PAC-Bayesian Generalization Guarantees for Fairness on Stochastic and Deterministic Classifiers
Julien Bastian, Benjamin Leblanc, Pascal Germain, Amaury Habrard, Christine Largeron, Guillaume Metzler, Emilie Morvant, Paul Viallard
TL;DR
This work tackles the challenge of providing theoretical fairness guarantees for learning algorithms, beyond traditional predictive risk bounds. It develops a unified PAC-Bayesian framework that yields generalization bounds for fairness, applicable to both stochastic Gibbs classifiers and deterministic majority votes, by viewing fairness as a risk-discrepancy $RF_{\mathcal{D}}(h)$. A key contribution is a self-bounding learning procedure that directly optimizes a bound- based trade-off between predictive risk and fairness across common group fairness measures such as Demographic Parity, Equalized Odds, and Equal Opportunity. Empirical results on several datasets show tight bounds and favorable risk/fairness trade-offs, supporting the practicality of certifiable fairness in real-world settings.
Abstract
Classical PAC generalization bounds on the prediction risk of a classifier are insufficient to provide theoretical guarantees on fairness when the goal is to learn models balancing predictive risk and fairness constraints. We propose a PAC-Bayesian framework for deriving generalization bounds for fairness, covering both stochastic and deterministic classifiers.
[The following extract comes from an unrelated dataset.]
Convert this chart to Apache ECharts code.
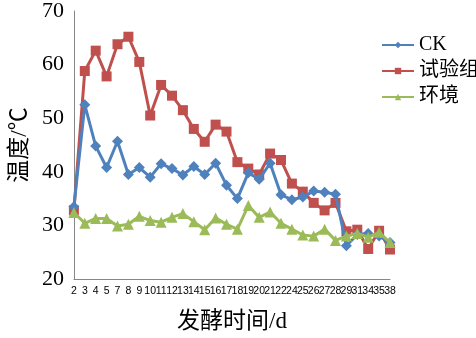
<!DOCTYPE html>
<html>
<head>
<meta charset="utf-8">
<script src="https://cdn.jsdelivr.net/npm/echarts@6/dist/echarts.min.js"></script>
<style>html,body{margin:0;padding:0;background:#fff;}#c{width:476px;height:338px;}</style>
</head>
<body>
<div id="c"></div>
<script>
var categories = ['2','3','4','5','7','8','9','10','11','12','13','14','15','16','17','18','19','20','21','22','24','25','26','27','28','29','31','34','35','38'];
var ckValues = [33.5, 52.5, 44.8, 40.8, 45.7, 39.5, 40.8, 39.0, 41.5, 40.6, 39.4, 41.0, 39.5, 41.6, 37.5, 35.0, 39.8, 38.6, 41.6, 35.7, 34.8, 35.3, 36.4, 36.2, 35.8, 26.2, 28.3, 28.5, 28.0, 26.8];
var testValues = [32.8, 58.8, 62.6, 57.8, 63.8, 65.2, 60.5, 50.5, 56.2, 54.2, 51.5, 48.0, 45.6, 48.8, 47.5, 41.8, 40.6, 39.5, 43.4, 42.2, 37.8, 36.3, 34.2, 32.8, 34.2, 28.9, 29.2, 25.6, 29.0, 25.5];
var envValues = [32.4, 30.4, 31.3, 31.3, 29.9, 30.2, 31.7, 30.9, 30.6, 31.5, 32.2, 30.7, 29.2, 31.4, 30.2, 29.3, 33.7, 31.5, 32.5, 30.4, 29.3, 28.2, 28.0, 29.3, 27.2, 28.0, 28.5, 27.8, 28.7, 26.8];
var seriesNames = ['CK', '试验组', '环境'];
var yTicks = {min: 20, max: 70, interval: 10};

var chart = echarts.init(document.getElementById('c'));
var serif = '"Liberation Serif", "Noto Sans CJK SC", serif';
chart.setOption({
  animation: false,
  backgroundColor: '#ffffff',
  grid: {left: 65, right: 86, top: 10, bottom: 41, containLabel: false},
  legend: {
    orient: 'vertical', left: 376, top: 30, itemGap: 6,
    itemWidth: 32, itemHeight: 8,
    textStyle: {fontFamily: serif, fontSize: 20, color: '#000'},
    data: seriesNames
  },
  xAxis: {
    type: 'category', data: categories, boundaryGap: false,
    name: '发酵时间/d', nameLocation: 'middle', nameGap: 31,
    nameTextStyle: {fontFamily: serif, fontSize: 23, color: '#000'},
    axisLine: {lineStyle: {color: '#878787', width: 1}},
    axisTick: {show: false},
    axisLabel: {interval: 0, margin: 7, fontSize: 10.5, color: '#000', fontFamily: '"Liberation Sans Narrow", "Liberation Sans", sans-serif'},
    splitLine: {show: false}
  },
  yAxis: {
    type: 'value', min: yTicks.min, max: yTicks.max, interval: yTicks.interval,
    name: '温度/℃', nameLocation: 'middle', nameGap: 40, nameRotate: 90,
    nameTextStyle: {fontFamily: serif, fontSize: 23, color: '#000'},
    axisLine: {show: true, lineStyle: {color: '#878787', width: 1}},
    axisTick: {show: false},
    axisLabel: {fontFamily: serif, fontSize: 22, color: '#000', margin: 10},
    splitLine: {show: false}
  },
  series: [
    {name: seriesNames[0], type: 'line', data: ckValues, symbol: 'diamond', symbolSize: 11,
     lineStyle: {color: '#4F81BD', width: 3}, itemStyle: {color: '#4F81BD'}, z: 3},
    {name: seriesNames[1], type: 'line', data: testValues, symbol: 'rect', symbolSize: 10,
     lineStyle: {color: '#C0504D', width: 3}, itemStyle: {color: '#C0504D'}, z: 2},
    {name: seriesNames[2], type: 'line', data: envValues, symbol: 'triangle', symbolSize: 11,
     lineStyle: {color: '#9BBB59', width: 3}, itemStyle: {color: '#9BBB59'}, z: 4}
  ]
});
</script>
</body>
</html>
For stochastic classifiers, we derive a fairness bound using standard PAC-Bayes techniques. Whereas for deterministic classifiers, as usual PAC-Bayes arguments do not apply directly, we leverage a recent advance in PAC-Bayes to extend the fairness bound beyond the stochastic setting. Our framework has two advantages: (i) It applies to a broad class of fairness measures that can be expressed as a risk discrepancy, and (ii) it leads to a self-bounding algorithm in which the learning procedure directly optimizes a trade-off between generalization bounds on the prediction risk and on the fairness. We empirically evaluate our framework with three classical fairness measures, demonstrating not only its usefulness but also the tightness of our bounds.